Oh good grief.
Jean Laroche of the CBC reports that a facility for those with mental health issues, Simpson Landing, sits half-empty. Simpson Landing has an abundance of beds, yet we keep hearing of a “quiet crisis” in the delivery of mental health care.
We hear that people suffering mental health emergencies have gone to ERs and been turned away. More than once there have been stories of a refusal to admit a person into care or someone being released against family wishes – the implication is that there is no room for them. And while some people struggle for help, we have 20 beds sitting empty!
Now that this has been made public, the Nova Scotia Health Authority (NSHA) have resorted to the classic response: “The health authority said it was looking at other uses for the vacant part of Simpson Landing, but refused to discuss any or talk about a timeline.”
Of course, further use of a medical facility and a timeline for use are state secrets.

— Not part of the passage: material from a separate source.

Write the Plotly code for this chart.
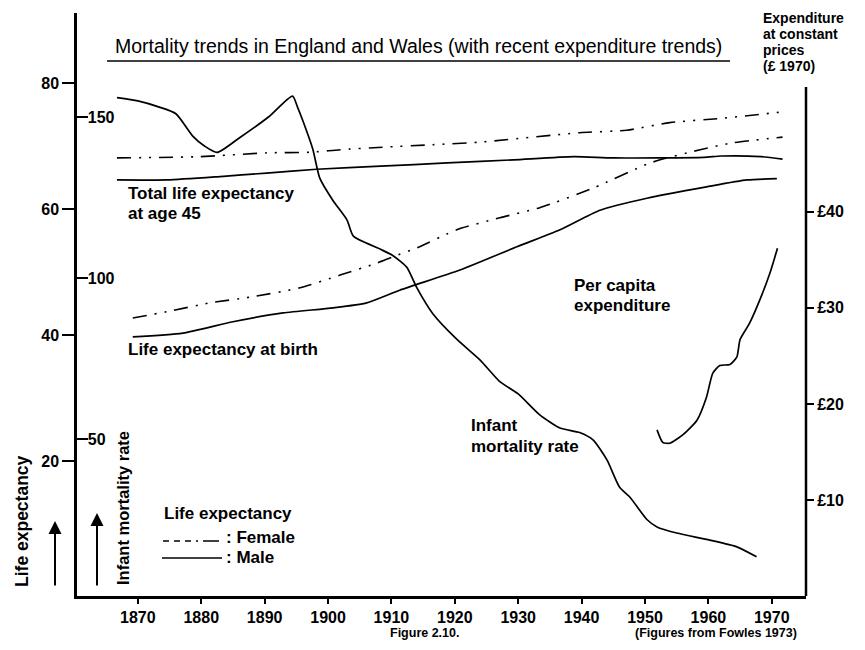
import plotly.graph_objects as go

# values
# life expectancy at 45 (total) - female / male
f45_years = [1866.7, 1879.8, 1890.3, 1897.1, 1901.9, 1908.6, 1916.5, 1923.9, 1939.7, 1947.1, 1953.9, 1962.3, 1971.7]
f45_vals = [68.1, 68.3, 68.9, 69.0, 69.4, 69.8, 70.2, 70.6, 72.1, 72.5, 73.7, 74.4, 75.4]
m45_years = [1866.7, 1874.6, 1882.5, 1890.3, 1898.2, 1908.3, 1918.8, 1929.3, 1938.8, 1945.0, 1959.3, 1962.0, 1968.3, 1971.7]
m45_vals = [64.6, 64.6, 65.1, 65.7, 66.3, 66.8, 67.3, 67.8, 68.3, 68.1, 68.2, 68.4, 68.3, 67.9]

# life expectancy at birth - female / male
fbirth_years = [1869.2, 1874.6, 1881.4, 1887.7, 1895.6, 1901.9, 1907.7, 1910.2, 1914.0, 1920.3, 1927.1, 1933.4, 1941.8, 1950.8, 1958.7, 1963.9, 1971.7]
fbirth_vals = [42.7, 43.7, 45.1, 46.0, 47.5, 49.5, 51.4, 52.4, 53.8, 56.7, 58.6, 60.2, 63.3, 67.3, 69.4, 70.5, 71.4]
mbirth_years = [1869.2, 1877.1, 1885.0, 1892.9, 1900.8, 1906.1, 1911.3, 1920.8, 1929.8, 1936.6, 1942.9, 1950.3, 1959.7, 1966.1, 1970.8]
mbirth_vals = [39.7, 40.3, 42.1, 43.5, 44.3, 45.1, 47.1, 50.3, 54.0, 56.7, 59.8, 61.7, 63.5, 64.6, 64.8]

# infant mortality rate
imr_years = [1866.7, 1870.0, 1873.5, 1876.0, 1878.7, 1880.5, 1882.5, 1886.0, 1890.6, 1894.4, 1895.2, 1896.0,
             1897.6, 1898.7, 1900.8, 1903.0, 1904.0, 1908.2, 1910.2, 1912.4, 1914.0, 1916.5, 1920.3, 1924.0,
             1927.0, 1930.0, 1933.4, 1936.6, 1939.7, 1941.8, 1944.0, 1946.0, 1947.6, 1950.3, 1951.9, 1955.0,
             1960.2, 1964.5, 1967.6]
imr_vals = [156, 155, 153, 151, 144, 141, 139, 143.5, 150, 156.5, 153, 149,
            140, 131, 124, 118, 113, 109, 107, 103.4, 97, 89, 81, 74.5,
            68, 64, 57.5, 53.4, 52, 49.7, 43.5, 35, 32, 25, 22.7, 20.8,
            18.6, 16.5, 13.4]

# per capita expenditure (GBP, 1970 prices)
exp_years = [1951.9, 1952.8, 1953.9, 1956.0, 1958.2, 1959.7, 1960.7, 1961.8, 1963.4, 1964.5, 1965.0, 1966.5, 1968.1, 1969.7, 1970.9]
exp_vals = [17.3, 16.0, 15.9, 16.8, 18.3, 20.7, 23.2, 24.0, 24.1, 24.9, 26.7, 28.4, 30.8, 33.6, 36.2]

life_ticks = [20, 40, 60, 80]
imr_ticks = [50, 100, 150]
exp_ticks = [10, 20, 30, 40]
exp_labels = ['£10', '£20', '£30', '£40']
year_ticks = [1870, 1880, 1890, 1900, 1910, 1920, 1930, 1940, 1950, 1960, 1970]

# the page body adds an 8px margin on every side; keep the figure inside the window
OFF = 8
W, H = 865 - 2 * OFF, 650 - 2 * OFF
# plot area in window pixels
L, R, T, B = 77, 806, 13, 596

def px(x):
    return (x - L) / (R - L)

def py(y):
    return (B - y) / (B - T)

FONT = 'Liberation Sans, Arial, sans-serif'
dashdot = '14px,8px,2px,8px,2px,8px'

fig = go.Figure()
line_solid = dict(color='black', width=1.7, shape='spline', smoothing=0.6)
line_dd = dict(color='black', width=1.6, dash=dashdot, shape='spline', smoothing=0.6)

fig.add_trace(go.Scatter(x=f45_years, y=f45_vals, mode='lines', line=line_dd, yaxis='y'))
fig.add_trace(go.Scatter(x=m45_years, y=m45_vals, mode='lines', line=line_solid, yaxis='y'))
fig.add_trace(go.Scatter(x=fbirth_years, y=fbirth_vals, mode='lines', line=line_dd, yaxis='y'))
fig.add_trace(go.Scatter(x=mbirth_years, y=mbirth_vals, mode='lines', line=line_solid, yaxis='y'))
fig.add_trace(go.Scatter(x=imr_years, y=imr_vals, mode='lines', line=line_solid, yaxis='y2'))
fig.add_trace(go.Scatter(x=exp_years, y=exp_vals, mode='lines', line=line_solid, yaxis='y3'))

tickfont = dict(size=16, color='black', family=FONT, weight='bold')
fig.update_layout(
    width=W, height=H,
    margin=dict(l=L - OFF, r=W + OFF - R, t=T - OFF, b=H + OFF - B),
    paper_bgcolor='white', plot_bgcolor='white',
    showlegend=False,
    font=dict(family=FONT, size=16, color='black'),
    xaxis=dict(range=[1860.4, 1975.4], tickvals=year_ticks, ticks='outside', ticklen=5,
               tickwidth=2, tickcolor='black', showline=True, linecolor='black', linewidth=2.5,
               showgrid=False, zeroline=False, tickfont=tickfont),
    yaxis=dict(range=[-1.43, 91.1], tickvals=life_ticks, ticks='outside', ticklen=12,
               tickwidth=2, tickcolor='black', showline=True, linecolor='black', linewidth=2.5,
               showgrid=False, zeroline=False, tickfont=tickfont),
    yaxis2=dict(range=[1.24, 182.3], tickvals=imr_ticks, overlaying='y', side='left',
                anchor='x', ticks='inside', ticklen=11, tickwidth=2, tickcolor='black',
                ticklabelposition='inside', showline=False, showgrid=False, zeroline=False,
                tickfont=tickfont),
    yaxis3=dict(range=[0, 60.7], tickvals=exp_ticks, ticktext=exp_labels, overlaying='y',
                side='right', anchor='x', ticks='outside', ticklen=7, tickwidth=2,
                tickcolor='black', showline=False, showgrid=False, zeroline=False,
                tickfont=tickfont),
)

# right axis line starts lower than the plot top
fig.add_shape(type='line', xref='paper', yref='paper', x0=1, x1=1, y0=0, y1=py(87),
              line=dict(color='black', width=2.5))
# title underline
fig.add_shape(type='line', xref='paper', yref='paper', x0=px(107), x1=px(730), y0=py(61), y1=py(61),
              line=dict(color='black', width=1.5))
# legend samples
fig.add_shape(type='line', xref='paper', yref='paper', x0=px(163), x1=px(222), y0=py(541), y1=py(541),
              line=dict(color='black', width=1.6, dash='6px,5px,6px,5px,6px,5px,2px,5px,16px'))
fig.add_shape(type='line', xref='paper', yref='paper', x0=px(162), x1=px(222), y0=py(558), y1=py(558),
              line=dict(color='black', width=1.7))

def text(x, y, s, size=17, bold=True, anchor='left', angle=0, pad=1):
    fig.add_annotation(x=px(x), y=py(y), xref='paper', yref='paper', text=s, showarrow=False,
                       xanchor=anchor, yanchor='middle', textangle=angle, align='left',
                       borderpad=pad,
                       font=dict(size=size, family=FONT, color='black',
                                 weight='bold' if bold else 'normal'))

text(418, 46, 'Mortality trends in England and Wales (with recent expenditure trends)',
     size=19.5, bold=False, anchor='center')
text(126, 193, 'Total life expectancy')
text(126, 213, 'at age 45')
text(126, 349, 'Life expectancy at birth')
text(572, 286, 'Per capita')
text(572, 305, 'expenditure')
text(469, 425, 'Infant')
text(469, 446, 'mortality rate')
text(162, 513, 'Life expectancy')
text(224, 537, ': Female')
text(224, 557, ': Male')
text(762, 18, 'Expenditure', size=14, pad=0)
text(762, 34, 'at constant', size=14, pad=0)
text(762, 50, 'prices', size=14, pad=0)
text(762, 66, '(£ 1970)', size=14, pad=0)
text(424, 633, 'Figure 2.10.', size=12.5, anchor='center', pad=0)
text(716, 633, '(Figures from Fowles 1973)', size=12.5, anchor='center', pad=0)
text(22, 521, 'Life expectancy', size=17.5, anchor='center', angle=-90)
text(123, 508, 'Infant mortality rate', size=16.5, anchor='center', angle=-90)

# upward arrows beside the rotated labels
for ax_x, head_y in [(55, 521), (97, 513)]:
    fig.add_annotation(x=px(ax_x), y=py(head_y), xref='paper', yref='paper', text='',
                       showarrow=True, arrowhead=2, arrowsize=1.3, arrowwidth=2,
                       arrowcolor='black', ax=0, ay=587 - head_y, axref='pixel', ayref='pixel')

fig.write_html('out.html')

Former NDP cabinet minister Graham Steele has told us that politicians and organizations love to say something is being “studied”. Study sounds like something is being done, when the real purpose of any study is to give cover for inaction. A government may engage in studies to wait out the next election. With senior bureaucrats, like those at NSHA, one assumes study helps them wait out their impending retirement (3-4 years based on age).
Simpson Landing is another in the long list of health care project cock-ups. It was five years late opening and 48 percent over budget.
When it opened then health minister Dave Wilson said the delays and costs were due to a change in location (it was moved closer to the street) and the cost of demolishing another building on the site. Why weren’t demolition costs factored in to the original budget? And in the original planning process why wasn’t location better considered? Any homeowner knows that mid-project changes turn into a money pit, so who authorized the location change? And why wasn’t better planning in evidence?
This project would have been approved in the same time frame as the new Truro hospital, which was two years late opening and 80 percent over budget. Nova Scotia has over 200 years of government projects not coming in on time and on budget, yet, those responsible constantly feign surprise. And with health care we not only can’t project costs and delivery time, we can’t project need.
So what else can’t health executives manage?